What the task asks. Count how many lines in this material contain "chart". The answer is that number alone.

Recorded data.

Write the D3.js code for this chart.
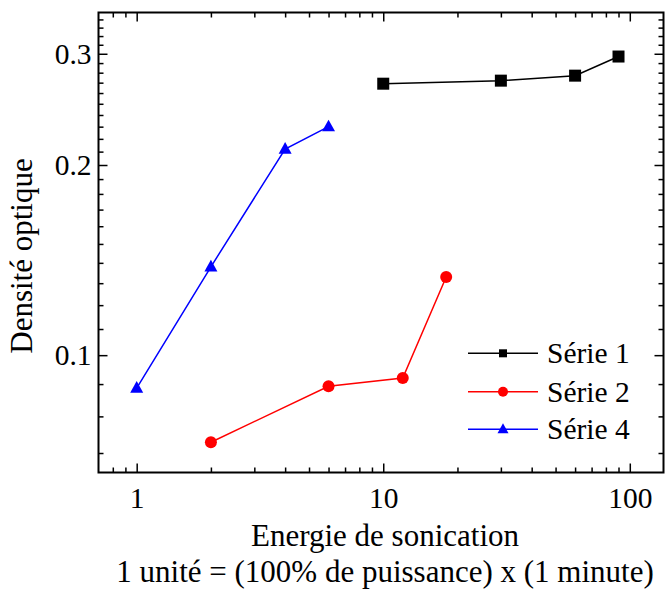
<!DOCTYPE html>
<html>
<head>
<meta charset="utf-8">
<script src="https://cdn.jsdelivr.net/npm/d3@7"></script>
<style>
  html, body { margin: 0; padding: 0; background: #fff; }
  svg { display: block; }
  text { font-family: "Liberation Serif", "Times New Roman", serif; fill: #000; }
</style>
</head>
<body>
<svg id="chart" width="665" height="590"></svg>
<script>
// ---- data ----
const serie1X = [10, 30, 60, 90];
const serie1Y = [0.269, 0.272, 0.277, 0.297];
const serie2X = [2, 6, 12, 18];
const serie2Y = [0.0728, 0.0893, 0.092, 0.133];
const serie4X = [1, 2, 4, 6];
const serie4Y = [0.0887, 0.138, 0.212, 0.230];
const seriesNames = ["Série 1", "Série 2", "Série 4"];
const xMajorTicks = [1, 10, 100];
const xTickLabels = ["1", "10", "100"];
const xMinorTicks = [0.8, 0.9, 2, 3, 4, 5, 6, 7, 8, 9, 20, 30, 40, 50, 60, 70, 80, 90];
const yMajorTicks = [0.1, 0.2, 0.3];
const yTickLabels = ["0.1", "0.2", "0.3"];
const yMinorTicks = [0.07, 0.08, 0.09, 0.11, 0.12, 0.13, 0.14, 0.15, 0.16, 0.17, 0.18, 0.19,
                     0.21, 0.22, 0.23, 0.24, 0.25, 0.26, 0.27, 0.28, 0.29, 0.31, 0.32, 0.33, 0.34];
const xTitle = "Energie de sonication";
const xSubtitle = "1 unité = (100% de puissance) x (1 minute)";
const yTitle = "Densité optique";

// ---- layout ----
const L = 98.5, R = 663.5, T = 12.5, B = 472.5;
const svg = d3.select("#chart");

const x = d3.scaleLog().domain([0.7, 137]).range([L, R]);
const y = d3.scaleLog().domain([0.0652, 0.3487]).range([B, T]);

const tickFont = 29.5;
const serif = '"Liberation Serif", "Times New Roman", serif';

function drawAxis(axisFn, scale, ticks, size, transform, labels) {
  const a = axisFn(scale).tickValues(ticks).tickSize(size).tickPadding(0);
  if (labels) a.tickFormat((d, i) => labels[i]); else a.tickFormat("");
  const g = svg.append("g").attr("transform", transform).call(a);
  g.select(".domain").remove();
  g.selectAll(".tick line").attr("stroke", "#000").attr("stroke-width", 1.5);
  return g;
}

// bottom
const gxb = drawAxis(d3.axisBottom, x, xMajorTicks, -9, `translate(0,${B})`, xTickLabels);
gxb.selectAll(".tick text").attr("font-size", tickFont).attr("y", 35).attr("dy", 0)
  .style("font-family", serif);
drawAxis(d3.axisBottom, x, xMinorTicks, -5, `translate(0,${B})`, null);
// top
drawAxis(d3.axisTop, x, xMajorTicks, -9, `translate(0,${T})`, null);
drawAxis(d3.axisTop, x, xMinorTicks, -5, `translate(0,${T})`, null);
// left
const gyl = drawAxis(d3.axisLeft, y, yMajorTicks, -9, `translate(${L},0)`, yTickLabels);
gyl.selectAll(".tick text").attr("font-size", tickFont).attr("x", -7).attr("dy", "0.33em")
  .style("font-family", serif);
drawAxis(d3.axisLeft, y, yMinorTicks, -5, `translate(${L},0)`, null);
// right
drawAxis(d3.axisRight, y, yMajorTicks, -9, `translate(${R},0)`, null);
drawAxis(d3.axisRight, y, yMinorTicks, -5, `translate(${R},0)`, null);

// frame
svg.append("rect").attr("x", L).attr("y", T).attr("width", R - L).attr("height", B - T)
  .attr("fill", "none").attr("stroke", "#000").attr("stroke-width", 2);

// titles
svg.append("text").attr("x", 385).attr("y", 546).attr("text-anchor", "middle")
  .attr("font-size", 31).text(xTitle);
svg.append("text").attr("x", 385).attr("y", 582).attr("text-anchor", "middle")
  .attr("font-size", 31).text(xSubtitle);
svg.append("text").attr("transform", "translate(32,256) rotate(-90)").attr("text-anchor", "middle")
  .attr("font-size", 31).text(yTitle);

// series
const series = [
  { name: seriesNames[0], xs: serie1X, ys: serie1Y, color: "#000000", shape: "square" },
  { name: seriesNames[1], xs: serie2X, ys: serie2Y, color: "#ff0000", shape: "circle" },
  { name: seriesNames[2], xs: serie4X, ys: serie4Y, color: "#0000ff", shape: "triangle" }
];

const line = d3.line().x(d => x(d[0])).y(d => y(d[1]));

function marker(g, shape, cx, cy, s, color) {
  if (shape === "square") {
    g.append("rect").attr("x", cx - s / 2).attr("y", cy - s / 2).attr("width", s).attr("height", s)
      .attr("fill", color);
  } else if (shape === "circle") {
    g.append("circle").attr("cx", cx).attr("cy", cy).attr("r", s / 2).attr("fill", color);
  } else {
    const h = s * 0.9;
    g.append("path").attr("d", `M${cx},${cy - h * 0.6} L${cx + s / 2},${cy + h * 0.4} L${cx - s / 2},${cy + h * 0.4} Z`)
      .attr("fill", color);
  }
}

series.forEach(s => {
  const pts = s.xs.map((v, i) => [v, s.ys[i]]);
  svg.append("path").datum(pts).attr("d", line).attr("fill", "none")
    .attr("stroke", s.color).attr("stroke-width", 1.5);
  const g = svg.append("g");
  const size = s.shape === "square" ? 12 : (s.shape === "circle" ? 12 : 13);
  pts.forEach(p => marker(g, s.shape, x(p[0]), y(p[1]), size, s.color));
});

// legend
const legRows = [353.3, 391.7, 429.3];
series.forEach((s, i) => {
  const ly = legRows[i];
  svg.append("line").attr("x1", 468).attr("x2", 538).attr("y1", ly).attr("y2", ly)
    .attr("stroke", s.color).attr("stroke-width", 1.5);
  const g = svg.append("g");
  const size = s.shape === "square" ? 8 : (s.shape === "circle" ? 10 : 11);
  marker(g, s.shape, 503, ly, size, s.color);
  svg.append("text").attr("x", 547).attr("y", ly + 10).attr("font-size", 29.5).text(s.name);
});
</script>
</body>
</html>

Expected answer. 3